The Los Angeles Dodgers’ Triple-A Oklahoma City affiliate introduced Bill Haselman as manager on Tuesday. He was joined by OKC president and general manager Michael Byrnes, and Oklahoma City Mayor Mick Cornett.
Haselman was announced as the Oklahoma City manager last December. Four of the six Dodgers affiliates will be led by new managers this season; Haselman and John Shoemaker represent the lone holdovers.
Last season he guided High-A Rancho Cucamonga to the California League title. He also managed in the Arizona Fall League after the 2015 season concluded.
This year will be Haselman’s third with the Dodgers organization and sixth overall as a Minor League manager.
Along with the Quakes, Haselman previously managed Low-A Great Lakes (2014), the Los Angeles Angels of Anaheim High-A affiliate Inland Empire (2012-13), and the Texas Rangers’ former High-A affiliate in Bakersfield (2010).

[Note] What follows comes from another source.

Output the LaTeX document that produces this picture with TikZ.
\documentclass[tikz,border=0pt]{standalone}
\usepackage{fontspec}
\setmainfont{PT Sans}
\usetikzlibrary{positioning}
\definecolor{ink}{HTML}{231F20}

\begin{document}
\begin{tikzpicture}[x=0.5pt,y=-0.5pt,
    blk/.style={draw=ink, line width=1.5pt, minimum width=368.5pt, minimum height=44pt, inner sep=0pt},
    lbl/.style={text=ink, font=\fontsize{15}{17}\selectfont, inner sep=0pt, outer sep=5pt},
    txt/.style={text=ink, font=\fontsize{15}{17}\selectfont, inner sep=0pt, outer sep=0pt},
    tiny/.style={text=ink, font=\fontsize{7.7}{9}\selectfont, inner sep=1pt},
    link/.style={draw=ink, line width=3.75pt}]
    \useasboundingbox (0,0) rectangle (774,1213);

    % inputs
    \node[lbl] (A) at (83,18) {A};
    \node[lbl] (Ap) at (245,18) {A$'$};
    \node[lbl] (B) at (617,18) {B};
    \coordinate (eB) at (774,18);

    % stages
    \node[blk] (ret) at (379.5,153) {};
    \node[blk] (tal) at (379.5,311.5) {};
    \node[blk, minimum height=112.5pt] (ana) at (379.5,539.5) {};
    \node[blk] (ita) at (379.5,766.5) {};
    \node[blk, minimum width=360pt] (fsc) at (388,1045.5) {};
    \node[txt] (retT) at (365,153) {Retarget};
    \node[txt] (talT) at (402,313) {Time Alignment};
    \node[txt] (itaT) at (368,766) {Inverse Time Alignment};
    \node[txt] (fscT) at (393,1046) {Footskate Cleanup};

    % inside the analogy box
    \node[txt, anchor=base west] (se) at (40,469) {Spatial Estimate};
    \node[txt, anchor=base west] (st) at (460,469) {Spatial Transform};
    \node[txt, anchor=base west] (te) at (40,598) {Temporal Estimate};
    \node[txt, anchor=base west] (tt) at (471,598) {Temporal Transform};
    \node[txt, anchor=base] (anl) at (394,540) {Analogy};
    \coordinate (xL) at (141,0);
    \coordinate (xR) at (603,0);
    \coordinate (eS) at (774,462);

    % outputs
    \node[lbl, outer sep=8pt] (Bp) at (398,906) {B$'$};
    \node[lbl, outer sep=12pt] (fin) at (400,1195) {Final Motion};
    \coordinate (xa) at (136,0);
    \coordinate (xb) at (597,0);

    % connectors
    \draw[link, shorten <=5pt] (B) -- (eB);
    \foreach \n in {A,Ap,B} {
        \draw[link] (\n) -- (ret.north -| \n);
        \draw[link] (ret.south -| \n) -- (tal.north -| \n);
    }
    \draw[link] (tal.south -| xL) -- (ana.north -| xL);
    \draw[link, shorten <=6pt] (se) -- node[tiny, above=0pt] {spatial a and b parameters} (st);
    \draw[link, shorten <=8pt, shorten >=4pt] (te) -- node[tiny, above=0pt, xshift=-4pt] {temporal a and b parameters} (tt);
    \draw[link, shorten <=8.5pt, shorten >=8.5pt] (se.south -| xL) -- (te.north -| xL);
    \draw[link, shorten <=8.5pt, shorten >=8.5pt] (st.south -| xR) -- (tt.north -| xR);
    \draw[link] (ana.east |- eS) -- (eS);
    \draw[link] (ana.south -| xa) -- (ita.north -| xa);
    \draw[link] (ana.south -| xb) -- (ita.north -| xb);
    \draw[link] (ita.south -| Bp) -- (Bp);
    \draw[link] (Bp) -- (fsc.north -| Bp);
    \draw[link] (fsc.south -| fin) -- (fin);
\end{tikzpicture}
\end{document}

Haselman takes over a club that led the Pacific Coast League with an 86-58 record last season, all the while supplanting the Dodgers’ Major League roster as they dealt with an assortment of injuries, and looked to take advantage of various day-to-day matchups.
However, the regular-season success didn’t carry over into the postseason as Oklahoma City was swept by Round Rock Expres (Rangers’ Triple-A affiliate) in a best-of-five series. “I’m really excited about the leadership and personality [Haselman is] going to bring to Oklahoma City this year,” Byrnes said.
Haselman spent parts of 13 seasons in the Majors with the Rangers, Seattle Mariners, Boston Red Sox and Detroit Tigers. He was also a member of the Oklahoma City 89ers in 1991 and 1992, then a Rangers affiliate.
“I’m very excited about being back in Oklahoma,” the former catcher said. Haselman reunites with Greg Harrel, who was an athletic trainer during Haselman’s playing career in Oklahoma City, and holds the same position this season.
Haselman spoke positively of his decision to enter the managing ranks and credited experience gained during his playing days. “As a catcher, you’re involved in the game pretty much every pitch, calling the game and talking to 11-12 different pitchers on a daily basis getting them ready for a game,” he said.
“You have a lot of different personalities. It’s always a challenge to be able to figure out each individual by themselves and get them to perform the best they can. Being involved in the game so much as a catcher and going through that, it’s an easy transition as a manager because you’ve already dealt with half a team your whole playing career.”
Haselman will join the Dodgers at Camelback Ranch for Spring Training.